**The exercise**
Quote from the first line below through the line that contains "-0.1863, -0.1797, -0.183];", both included, and leave the pictures out.

**Data block**
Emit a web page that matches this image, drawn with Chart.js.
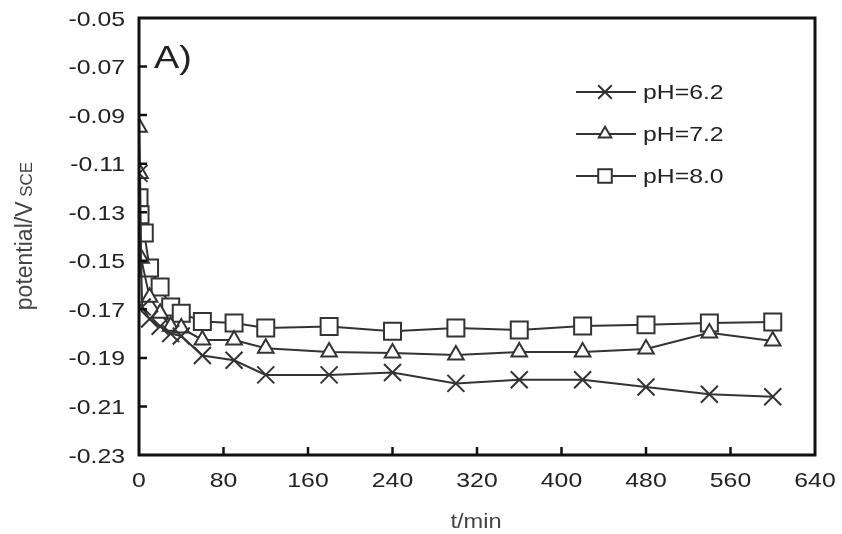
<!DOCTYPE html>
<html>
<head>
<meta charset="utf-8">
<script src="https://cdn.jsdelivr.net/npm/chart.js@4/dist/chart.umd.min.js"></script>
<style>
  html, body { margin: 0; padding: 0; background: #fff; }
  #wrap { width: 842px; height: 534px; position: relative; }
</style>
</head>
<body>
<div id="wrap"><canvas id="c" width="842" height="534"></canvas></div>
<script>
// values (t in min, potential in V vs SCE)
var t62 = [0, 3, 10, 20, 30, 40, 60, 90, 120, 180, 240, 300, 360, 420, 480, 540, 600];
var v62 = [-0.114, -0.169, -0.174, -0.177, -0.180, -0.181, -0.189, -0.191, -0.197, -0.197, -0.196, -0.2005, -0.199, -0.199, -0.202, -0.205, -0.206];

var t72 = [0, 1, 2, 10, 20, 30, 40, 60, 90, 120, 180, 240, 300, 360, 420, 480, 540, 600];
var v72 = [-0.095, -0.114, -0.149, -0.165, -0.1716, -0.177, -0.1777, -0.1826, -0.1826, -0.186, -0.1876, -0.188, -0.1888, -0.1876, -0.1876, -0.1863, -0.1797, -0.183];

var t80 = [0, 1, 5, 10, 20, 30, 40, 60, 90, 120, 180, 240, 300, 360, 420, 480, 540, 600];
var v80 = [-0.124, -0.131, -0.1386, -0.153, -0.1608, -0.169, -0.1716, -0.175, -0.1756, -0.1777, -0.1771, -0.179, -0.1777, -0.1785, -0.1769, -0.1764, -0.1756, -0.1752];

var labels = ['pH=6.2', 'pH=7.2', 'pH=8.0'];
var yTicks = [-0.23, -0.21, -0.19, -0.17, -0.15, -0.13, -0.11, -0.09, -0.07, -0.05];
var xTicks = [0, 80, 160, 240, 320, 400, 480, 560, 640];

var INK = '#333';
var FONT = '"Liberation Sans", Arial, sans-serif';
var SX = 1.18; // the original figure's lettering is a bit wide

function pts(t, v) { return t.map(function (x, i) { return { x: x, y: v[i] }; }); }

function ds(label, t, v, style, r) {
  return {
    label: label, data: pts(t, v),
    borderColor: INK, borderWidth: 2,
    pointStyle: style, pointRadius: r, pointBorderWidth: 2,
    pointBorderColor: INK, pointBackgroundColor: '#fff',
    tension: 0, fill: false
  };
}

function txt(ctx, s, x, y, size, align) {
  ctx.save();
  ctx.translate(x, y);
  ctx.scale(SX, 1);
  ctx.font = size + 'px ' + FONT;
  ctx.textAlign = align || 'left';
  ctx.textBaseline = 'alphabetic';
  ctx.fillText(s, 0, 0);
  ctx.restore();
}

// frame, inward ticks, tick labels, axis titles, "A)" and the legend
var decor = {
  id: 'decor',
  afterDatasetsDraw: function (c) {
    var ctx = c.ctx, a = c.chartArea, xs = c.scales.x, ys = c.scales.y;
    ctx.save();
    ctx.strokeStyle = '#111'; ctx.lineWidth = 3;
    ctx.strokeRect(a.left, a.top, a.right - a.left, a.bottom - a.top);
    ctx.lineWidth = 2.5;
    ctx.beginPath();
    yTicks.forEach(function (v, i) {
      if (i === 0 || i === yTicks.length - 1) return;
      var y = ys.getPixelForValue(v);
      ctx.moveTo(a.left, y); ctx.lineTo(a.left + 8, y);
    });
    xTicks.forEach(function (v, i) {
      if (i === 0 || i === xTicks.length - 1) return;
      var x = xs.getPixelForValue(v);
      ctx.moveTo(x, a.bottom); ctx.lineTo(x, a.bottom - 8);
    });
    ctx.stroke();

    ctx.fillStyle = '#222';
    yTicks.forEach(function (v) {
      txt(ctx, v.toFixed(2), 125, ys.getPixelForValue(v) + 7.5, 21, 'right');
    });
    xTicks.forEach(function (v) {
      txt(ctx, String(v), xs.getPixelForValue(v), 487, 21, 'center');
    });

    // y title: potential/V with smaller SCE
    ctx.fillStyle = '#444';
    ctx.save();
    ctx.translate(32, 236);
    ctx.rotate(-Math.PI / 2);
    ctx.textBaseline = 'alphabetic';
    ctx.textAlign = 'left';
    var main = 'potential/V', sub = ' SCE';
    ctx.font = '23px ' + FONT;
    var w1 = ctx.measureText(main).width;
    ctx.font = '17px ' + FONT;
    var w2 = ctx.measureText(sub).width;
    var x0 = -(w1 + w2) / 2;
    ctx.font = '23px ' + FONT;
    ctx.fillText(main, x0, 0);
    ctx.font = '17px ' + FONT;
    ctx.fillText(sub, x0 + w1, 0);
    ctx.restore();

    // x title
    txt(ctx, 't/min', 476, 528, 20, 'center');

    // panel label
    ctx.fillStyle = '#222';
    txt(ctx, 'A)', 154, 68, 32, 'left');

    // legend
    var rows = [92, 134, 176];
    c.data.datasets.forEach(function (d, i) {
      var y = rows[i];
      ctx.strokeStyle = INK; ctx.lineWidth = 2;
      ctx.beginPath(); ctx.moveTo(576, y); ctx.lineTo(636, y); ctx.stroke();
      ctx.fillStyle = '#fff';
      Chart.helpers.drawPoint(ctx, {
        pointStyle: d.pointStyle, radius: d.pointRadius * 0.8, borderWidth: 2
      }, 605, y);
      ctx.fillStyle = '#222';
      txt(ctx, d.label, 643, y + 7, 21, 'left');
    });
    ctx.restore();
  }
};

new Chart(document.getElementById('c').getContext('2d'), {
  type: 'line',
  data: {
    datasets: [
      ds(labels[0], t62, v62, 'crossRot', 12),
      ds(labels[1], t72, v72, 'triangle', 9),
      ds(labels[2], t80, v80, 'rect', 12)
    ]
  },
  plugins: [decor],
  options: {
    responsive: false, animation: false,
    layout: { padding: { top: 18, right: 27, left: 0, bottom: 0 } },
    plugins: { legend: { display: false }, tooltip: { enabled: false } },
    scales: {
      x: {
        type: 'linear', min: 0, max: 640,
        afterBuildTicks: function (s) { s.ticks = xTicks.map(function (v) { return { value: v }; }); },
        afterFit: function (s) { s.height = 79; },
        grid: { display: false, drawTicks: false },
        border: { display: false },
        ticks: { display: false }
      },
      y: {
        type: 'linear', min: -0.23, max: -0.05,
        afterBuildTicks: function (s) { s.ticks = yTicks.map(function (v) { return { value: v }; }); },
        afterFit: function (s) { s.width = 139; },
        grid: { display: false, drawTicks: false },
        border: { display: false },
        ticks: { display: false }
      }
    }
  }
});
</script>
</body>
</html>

**Solved exercise**
Emit a web page that matches this image, drawn with Chart.js.
<!DOCTYPE html>
<html>
<head>
<meta charset="utf-8">
<script src="https://cdn.jsdelivr.net/npm/chart.js@4/dist/chart.umd.min.js"></script>
<style>
  html, body { margin: 0; padding: 0; background: #fff; }
  #wrap { width: 842px; height: 534px; position: relative; }
</style>
</head>
<body>
<div id="wrap"><canvas id="c" width="842" height="534"></canvas></div>
<script>
// values (t in min, potential in V vs SCE)
var t62 = [0, 3, 10, 20, 30, 40, 60, 90, 120, 180, 240, 300, 360, 420, 480, 540, 600];
var v62 = [-0.114, -0.169, -0.174, -0.177, -0.180, -0.181, -0.189, -0.191, -0.197, -0.197, -0.196, -0.2005, -0.199, -0.199, -0.202, -0.205, -0.206];

var t72 = [0, 1, 2, 10, 20, 30, 40, 60, 90, 120, 180, 240, 300, 360, 420, 480, 540, 600];
var v72 = [-0.095, -0.114, -0.149, -0.165, -0.1716, -0.177, -0.1777, -0.1826, -0.1826, -0.186, -0.1876, -0.188, -0.1888, -0.1876, -0.1876, -0.1863, -0.1797, -0.183];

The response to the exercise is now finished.